[Items listed in a dataset]
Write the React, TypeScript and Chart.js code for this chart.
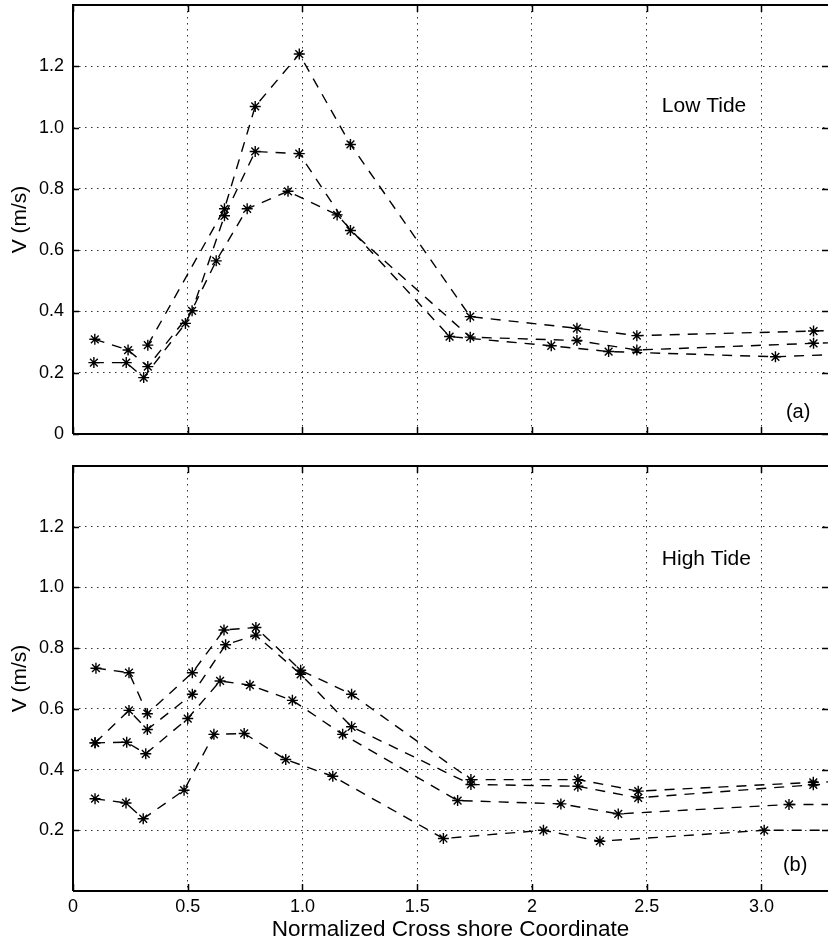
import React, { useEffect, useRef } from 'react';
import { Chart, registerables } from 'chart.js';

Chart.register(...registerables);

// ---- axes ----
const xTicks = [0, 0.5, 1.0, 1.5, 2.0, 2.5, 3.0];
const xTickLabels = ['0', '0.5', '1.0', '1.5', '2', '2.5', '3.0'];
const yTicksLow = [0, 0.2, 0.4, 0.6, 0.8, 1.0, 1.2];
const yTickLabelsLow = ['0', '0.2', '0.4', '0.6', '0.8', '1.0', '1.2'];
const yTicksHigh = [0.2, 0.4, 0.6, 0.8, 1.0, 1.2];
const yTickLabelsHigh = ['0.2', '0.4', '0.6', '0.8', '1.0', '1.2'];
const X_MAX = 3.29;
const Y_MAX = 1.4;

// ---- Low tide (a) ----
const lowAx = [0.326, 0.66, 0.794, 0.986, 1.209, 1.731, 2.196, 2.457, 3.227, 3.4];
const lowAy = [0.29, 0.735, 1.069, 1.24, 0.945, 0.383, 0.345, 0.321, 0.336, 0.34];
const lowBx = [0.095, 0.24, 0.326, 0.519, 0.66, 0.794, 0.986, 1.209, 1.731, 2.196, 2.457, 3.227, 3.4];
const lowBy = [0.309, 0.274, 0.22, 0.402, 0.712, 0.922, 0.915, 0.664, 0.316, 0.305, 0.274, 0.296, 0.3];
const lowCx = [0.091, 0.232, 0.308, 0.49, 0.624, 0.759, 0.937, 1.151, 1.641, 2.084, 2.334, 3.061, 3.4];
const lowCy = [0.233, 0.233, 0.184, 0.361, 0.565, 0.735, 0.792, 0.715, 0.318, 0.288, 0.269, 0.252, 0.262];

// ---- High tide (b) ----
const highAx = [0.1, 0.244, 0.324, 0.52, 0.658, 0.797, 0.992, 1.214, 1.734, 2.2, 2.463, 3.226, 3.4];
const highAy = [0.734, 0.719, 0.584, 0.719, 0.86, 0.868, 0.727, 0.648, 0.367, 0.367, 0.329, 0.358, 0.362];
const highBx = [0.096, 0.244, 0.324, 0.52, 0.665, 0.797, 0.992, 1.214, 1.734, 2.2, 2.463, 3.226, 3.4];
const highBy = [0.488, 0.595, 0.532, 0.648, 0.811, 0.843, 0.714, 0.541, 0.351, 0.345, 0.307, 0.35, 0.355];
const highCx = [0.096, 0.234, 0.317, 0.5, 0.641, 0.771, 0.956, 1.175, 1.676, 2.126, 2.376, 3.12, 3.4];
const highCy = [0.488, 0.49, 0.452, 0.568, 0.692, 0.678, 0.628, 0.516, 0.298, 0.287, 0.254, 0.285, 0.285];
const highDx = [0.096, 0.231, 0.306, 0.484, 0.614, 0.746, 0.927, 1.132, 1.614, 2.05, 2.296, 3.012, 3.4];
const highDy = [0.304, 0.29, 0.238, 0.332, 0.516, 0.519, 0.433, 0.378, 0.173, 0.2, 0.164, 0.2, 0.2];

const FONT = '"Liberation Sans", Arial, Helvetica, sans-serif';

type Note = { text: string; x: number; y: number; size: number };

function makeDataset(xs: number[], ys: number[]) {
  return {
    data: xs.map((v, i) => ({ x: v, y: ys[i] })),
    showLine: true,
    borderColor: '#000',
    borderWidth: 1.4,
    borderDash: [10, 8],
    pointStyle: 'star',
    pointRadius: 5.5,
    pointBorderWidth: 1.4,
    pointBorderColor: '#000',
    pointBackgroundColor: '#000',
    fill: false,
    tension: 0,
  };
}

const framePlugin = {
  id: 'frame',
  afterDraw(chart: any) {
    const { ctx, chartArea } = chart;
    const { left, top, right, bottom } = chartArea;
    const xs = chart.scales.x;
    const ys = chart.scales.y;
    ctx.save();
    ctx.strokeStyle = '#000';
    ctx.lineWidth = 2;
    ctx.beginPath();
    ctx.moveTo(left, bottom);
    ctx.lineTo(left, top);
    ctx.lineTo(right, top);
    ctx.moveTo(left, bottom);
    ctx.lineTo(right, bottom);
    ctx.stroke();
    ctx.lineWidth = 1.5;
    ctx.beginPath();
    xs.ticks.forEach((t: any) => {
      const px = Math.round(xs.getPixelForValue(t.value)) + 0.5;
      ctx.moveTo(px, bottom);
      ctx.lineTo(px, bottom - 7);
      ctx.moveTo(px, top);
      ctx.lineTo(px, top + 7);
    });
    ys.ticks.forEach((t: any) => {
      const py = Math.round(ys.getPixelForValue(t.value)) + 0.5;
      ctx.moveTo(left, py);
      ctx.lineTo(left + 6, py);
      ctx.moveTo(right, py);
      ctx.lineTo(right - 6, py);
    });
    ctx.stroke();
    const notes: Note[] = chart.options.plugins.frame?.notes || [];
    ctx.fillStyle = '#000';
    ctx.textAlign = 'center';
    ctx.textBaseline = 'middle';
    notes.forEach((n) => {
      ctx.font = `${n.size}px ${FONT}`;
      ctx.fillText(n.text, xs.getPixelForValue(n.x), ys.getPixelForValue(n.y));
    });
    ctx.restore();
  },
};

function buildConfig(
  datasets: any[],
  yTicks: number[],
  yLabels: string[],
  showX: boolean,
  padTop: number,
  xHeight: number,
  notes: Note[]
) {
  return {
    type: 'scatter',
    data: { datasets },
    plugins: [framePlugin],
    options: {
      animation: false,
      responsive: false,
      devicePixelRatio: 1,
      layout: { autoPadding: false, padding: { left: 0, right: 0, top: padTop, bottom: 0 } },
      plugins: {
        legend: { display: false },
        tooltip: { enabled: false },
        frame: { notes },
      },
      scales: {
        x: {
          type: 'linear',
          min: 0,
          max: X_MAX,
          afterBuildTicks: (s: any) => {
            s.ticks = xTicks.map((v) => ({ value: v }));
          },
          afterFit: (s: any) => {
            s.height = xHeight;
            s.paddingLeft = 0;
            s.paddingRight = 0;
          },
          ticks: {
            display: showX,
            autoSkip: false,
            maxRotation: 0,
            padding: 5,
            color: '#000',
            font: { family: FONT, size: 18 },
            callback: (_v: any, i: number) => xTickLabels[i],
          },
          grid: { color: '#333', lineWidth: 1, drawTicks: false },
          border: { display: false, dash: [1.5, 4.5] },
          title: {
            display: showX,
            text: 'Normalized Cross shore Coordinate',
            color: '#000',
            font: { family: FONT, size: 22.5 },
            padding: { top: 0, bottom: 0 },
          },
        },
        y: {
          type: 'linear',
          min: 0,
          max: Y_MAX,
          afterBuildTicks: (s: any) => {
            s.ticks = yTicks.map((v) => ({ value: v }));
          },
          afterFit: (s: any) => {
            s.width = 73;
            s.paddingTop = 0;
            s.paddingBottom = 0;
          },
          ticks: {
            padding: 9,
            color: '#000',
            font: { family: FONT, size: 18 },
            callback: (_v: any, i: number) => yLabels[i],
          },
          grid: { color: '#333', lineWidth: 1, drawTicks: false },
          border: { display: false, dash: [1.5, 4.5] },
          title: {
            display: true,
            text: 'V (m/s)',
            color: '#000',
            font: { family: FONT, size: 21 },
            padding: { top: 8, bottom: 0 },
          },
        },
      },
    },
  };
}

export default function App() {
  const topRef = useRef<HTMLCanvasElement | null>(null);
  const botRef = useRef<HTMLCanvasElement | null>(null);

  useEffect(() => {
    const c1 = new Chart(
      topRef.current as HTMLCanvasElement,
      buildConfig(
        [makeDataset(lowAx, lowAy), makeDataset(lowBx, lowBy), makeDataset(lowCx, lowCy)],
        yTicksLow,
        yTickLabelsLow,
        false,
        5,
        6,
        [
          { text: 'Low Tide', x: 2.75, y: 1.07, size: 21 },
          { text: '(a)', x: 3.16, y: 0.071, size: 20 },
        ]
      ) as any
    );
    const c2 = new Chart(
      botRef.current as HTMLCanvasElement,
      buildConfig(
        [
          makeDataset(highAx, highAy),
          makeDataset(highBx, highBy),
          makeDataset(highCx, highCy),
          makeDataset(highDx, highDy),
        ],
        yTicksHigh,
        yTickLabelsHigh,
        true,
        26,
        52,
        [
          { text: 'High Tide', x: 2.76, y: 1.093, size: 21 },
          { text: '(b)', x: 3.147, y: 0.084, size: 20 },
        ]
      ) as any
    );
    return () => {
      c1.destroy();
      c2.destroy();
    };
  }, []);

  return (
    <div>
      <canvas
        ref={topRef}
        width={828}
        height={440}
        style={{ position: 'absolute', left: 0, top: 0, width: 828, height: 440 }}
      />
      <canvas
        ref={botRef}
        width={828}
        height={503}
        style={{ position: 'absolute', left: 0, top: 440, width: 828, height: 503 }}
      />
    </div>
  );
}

---

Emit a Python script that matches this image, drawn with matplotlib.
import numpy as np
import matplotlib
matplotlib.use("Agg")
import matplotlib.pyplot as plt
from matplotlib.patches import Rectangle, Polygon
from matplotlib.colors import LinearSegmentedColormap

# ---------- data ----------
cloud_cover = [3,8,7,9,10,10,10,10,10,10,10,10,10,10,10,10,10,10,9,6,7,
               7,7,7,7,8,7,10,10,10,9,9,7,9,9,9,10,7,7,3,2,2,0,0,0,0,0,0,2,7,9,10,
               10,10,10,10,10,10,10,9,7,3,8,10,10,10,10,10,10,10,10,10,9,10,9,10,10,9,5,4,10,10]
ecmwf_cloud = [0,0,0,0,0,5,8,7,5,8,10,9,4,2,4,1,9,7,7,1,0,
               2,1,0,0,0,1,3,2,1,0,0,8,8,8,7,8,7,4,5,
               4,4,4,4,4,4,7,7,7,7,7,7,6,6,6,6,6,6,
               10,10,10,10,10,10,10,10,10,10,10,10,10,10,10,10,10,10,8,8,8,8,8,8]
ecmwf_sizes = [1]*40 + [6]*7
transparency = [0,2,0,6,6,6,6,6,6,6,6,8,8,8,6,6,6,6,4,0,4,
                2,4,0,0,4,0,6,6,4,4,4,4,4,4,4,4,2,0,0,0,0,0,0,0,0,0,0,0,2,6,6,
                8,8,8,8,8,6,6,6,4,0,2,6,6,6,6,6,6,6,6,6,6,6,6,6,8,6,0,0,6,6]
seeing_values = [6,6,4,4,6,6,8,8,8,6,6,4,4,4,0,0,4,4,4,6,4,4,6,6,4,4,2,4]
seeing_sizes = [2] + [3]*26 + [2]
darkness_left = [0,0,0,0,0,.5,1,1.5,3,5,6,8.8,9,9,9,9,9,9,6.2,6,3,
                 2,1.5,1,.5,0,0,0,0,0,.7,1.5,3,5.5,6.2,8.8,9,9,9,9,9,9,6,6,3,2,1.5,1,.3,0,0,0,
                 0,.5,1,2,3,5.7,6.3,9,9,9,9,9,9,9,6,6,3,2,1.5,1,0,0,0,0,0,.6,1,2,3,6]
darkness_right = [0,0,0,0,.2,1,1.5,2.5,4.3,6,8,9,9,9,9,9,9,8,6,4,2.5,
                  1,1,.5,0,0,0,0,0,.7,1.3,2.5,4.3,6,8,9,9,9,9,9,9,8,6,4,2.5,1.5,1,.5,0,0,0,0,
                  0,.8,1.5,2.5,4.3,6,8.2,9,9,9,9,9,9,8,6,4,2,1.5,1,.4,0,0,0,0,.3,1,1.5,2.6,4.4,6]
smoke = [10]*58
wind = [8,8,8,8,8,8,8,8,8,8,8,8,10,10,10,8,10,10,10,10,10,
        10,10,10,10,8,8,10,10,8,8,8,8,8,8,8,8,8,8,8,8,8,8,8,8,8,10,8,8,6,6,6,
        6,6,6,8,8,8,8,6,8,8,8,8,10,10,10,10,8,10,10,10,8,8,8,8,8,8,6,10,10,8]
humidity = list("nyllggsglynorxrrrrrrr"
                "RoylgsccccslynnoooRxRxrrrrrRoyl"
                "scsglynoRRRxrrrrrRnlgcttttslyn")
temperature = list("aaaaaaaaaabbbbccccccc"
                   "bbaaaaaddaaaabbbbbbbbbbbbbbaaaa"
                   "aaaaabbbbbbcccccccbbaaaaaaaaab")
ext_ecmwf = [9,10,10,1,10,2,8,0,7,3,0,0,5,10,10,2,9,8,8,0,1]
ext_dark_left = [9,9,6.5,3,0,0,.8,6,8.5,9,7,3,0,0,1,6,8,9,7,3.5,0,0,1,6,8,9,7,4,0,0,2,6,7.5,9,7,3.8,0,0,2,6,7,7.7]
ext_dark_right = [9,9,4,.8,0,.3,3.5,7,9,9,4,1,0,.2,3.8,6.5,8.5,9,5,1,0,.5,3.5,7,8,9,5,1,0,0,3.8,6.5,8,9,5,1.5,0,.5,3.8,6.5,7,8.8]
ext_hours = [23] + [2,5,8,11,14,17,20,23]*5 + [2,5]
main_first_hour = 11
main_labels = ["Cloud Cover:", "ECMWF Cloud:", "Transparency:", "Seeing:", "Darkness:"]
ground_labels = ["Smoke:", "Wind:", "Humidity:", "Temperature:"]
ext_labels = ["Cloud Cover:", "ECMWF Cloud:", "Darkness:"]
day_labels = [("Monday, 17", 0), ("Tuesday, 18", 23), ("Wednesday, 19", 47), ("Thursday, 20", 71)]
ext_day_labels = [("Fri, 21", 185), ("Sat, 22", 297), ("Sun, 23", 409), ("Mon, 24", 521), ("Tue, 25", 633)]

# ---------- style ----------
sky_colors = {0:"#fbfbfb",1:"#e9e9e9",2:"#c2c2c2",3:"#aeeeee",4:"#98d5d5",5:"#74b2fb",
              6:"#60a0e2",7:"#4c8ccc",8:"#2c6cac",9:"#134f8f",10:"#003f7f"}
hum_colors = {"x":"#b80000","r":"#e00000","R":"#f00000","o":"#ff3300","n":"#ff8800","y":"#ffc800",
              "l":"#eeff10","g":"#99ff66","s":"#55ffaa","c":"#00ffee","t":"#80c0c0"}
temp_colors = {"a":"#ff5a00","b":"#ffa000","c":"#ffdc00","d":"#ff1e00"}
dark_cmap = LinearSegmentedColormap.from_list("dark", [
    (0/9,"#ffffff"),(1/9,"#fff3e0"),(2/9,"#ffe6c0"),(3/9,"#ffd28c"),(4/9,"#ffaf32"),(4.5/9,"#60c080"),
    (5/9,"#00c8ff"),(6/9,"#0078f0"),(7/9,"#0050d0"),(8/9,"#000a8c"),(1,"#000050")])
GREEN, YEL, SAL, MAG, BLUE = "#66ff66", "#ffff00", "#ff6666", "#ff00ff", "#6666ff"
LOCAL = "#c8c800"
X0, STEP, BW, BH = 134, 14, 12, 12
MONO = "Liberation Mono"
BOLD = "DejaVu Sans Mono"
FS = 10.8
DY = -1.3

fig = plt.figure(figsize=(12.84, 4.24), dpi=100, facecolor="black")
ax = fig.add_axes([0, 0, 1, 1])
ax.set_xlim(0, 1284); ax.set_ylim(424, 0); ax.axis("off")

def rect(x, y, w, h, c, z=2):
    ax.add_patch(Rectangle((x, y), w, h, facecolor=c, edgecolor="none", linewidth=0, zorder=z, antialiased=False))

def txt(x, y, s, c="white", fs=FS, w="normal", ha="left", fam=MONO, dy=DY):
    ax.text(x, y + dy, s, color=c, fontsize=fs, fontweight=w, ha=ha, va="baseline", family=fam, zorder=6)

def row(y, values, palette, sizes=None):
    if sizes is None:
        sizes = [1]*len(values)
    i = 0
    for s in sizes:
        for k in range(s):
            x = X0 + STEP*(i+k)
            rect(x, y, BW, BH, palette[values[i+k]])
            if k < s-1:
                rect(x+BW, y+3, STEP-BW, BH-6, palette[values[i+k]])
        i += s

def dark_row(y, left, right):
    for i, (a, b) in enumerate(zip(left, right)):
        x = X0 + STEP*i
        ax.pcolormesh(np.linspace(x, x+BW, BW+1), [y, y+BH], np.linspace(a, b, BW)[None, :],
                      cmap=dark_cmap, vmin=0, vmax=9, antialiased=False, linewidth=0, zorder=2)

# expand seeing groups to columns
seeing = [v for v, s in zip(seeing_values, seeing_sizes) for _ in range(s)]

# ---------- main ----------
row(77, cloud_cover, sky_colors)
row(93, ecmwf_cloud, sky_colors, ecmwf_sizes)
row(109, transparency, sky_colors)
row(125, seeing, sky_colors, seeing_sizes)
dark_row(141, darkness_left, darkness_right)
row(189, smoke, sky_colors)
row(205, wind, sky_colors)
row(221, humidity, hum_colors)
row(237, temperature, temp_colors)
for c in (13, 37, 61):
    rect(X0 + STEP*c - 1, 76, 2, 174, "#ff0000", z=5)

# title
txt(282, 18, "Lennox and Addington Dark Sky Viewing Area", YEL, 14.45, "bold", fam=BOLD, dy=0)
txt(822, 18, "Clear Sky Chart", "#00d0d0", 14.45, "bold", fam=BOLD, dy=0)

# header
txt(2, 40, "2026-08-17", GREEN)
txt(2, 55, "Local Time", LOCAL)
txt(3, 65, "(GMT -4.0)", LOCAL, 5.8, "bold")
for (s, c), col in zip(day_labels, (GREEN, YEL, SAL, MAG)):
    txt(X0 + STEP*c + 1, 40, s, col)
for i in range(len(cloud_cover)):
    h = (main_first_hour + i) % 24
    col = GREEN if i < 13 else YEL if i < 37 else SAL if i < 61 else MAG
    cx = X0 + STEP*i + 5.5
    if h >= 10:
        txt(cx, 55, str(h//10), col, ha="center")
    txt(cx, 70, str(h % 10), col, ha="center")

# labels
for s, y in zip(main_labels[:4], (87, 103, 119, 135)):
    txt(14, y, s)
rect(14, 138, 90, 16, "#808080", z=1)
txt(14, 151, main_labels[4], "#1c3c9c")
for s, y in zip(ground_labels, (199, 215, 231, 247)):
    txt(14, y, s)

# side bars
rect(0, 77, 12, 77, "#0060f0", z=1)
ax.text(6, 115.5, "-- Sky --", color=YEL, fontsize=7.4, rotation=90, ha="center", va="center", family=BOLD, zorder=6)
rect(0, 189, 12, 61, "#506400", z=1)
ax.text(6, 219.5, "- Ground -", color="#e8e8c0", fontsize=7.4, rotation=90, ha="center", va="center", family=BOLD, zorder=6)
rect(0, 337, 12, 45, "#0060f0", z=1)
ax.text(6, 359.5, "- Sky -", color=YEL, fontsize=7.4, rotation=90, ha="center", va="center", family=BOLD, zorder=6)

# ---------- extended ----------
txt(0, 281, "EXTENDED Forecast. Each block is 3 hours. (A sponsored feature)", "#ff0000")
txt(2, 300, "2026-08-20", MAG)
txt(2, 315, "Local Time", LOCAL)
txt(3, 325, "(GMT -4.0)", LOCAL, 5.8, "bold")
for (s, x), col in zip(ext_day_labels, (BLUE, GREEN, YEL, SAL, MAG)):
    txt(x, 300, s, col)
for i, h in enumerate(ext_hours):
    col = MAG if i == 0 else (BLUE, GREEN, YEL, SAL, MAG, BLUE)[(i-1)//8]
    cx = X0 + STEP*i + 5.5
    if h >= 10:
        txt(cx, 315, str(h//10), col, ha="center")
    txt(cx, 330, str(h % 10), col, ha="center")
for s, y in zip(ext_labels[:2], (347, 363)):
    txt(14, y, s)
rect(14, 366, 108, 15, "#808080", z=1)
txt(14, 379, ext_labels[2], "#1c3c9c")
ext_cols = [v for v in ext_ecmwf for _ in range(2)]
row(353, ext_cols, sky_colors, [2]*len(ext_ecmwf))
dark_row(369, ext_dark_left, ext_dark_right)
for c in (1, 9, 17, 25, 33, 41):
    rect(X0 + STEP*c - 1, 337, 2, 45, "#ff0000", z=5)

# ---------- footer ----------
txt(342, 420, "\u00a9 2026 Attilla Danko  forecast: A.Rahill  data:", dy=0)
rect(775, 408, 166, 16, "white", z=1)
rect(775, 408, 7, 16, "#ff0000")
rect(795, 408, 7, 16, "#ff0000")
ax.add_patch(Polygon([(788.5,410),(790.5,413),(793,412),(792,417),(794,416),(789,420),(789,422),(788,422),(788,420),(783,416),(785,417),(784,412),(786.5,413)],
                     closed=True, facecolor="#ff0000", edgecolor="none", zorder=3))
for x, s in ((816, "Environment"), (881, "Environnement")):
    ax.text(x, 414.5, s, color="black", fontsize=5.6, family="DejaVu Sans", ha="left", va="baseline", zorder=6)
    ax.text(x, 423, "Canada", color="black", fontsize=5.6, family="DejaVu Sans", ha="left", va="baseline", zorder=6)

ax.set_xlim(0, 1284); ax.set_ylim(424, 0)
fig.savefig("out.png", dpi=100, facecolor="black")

---

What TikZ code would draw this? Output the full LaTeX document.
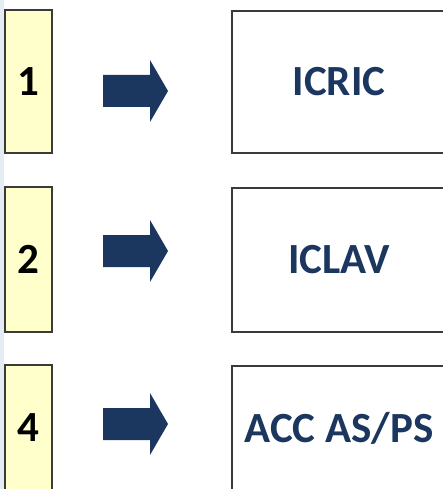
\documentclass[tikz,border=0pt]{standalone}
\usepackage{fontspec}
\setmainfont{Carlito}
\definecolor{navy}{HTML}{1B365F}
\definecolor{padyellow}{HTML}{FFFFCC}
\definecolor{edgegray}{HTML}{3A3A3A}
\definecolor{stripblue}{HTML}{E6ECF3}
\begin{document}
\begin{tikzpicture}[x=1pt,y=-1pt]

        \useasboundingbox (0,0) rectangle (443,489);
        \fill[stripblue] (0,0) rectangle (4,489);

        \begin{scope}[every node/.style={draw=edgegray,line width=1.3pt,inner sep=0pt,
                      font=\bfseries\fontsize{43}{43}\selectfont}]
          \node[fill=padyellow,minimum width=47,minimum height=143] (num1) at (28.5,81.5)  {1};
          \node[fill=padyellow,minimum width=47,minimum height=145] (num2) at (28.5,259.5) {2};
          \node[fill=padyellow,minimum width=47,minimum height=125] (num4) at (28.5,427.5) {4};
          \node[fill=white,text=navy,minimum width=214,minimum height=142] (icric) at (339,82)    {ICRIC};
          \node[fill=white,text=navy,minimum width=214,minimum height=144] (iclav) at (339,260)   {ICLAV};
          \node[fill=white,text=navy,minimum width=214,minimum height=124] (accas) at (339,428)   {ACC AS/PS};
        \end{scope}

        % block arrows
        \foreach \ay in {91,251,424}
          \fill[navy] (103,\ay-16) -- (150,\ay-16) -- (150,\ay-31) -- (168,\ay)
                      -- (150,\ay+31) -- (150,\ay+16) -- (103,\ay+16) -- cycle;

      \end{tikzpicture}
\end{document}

▸ What you should do
Look above and copy only the lines from the one holding "Write the React, TypeScript" to the one holding "const Y_MAX = 1.4;", both included, exactly, minus the pictures.

▸ Problem solution
Write the React, TypeScript and Chart.js code for this chart.
import React, { useEffect, useRef } from 'react';
import { Chart, registerables } from 'chart.js';

Chart.register(...registerables);

// ---- axes ----
const xTicks = [0, 0.5, 1.0, 1.5, 2.0, 2.5, 3.0];
const xTickLabels = ['0', '0.5', '1.0', '1.5', '2', '2.5', '3.0'];
const yTicksLow = [0, 0.2, 0.4, 0.6, 0.8, 1.0, 1.2];
const yTickLabelsLow = ['0', '0.2', '0.4', '0.6', '0.8', '1.0', '1.2'];
const yTicksHigh = [0.2, 0.4, 0.6, 0.8, 1.0, 1.2];
const yTickLabelsHigh = ['0.2', '0.4', '0.6', '0.8', '1.0', '1.2'];
const X_MAX = 3.29;
const Y_MAX = 1.4;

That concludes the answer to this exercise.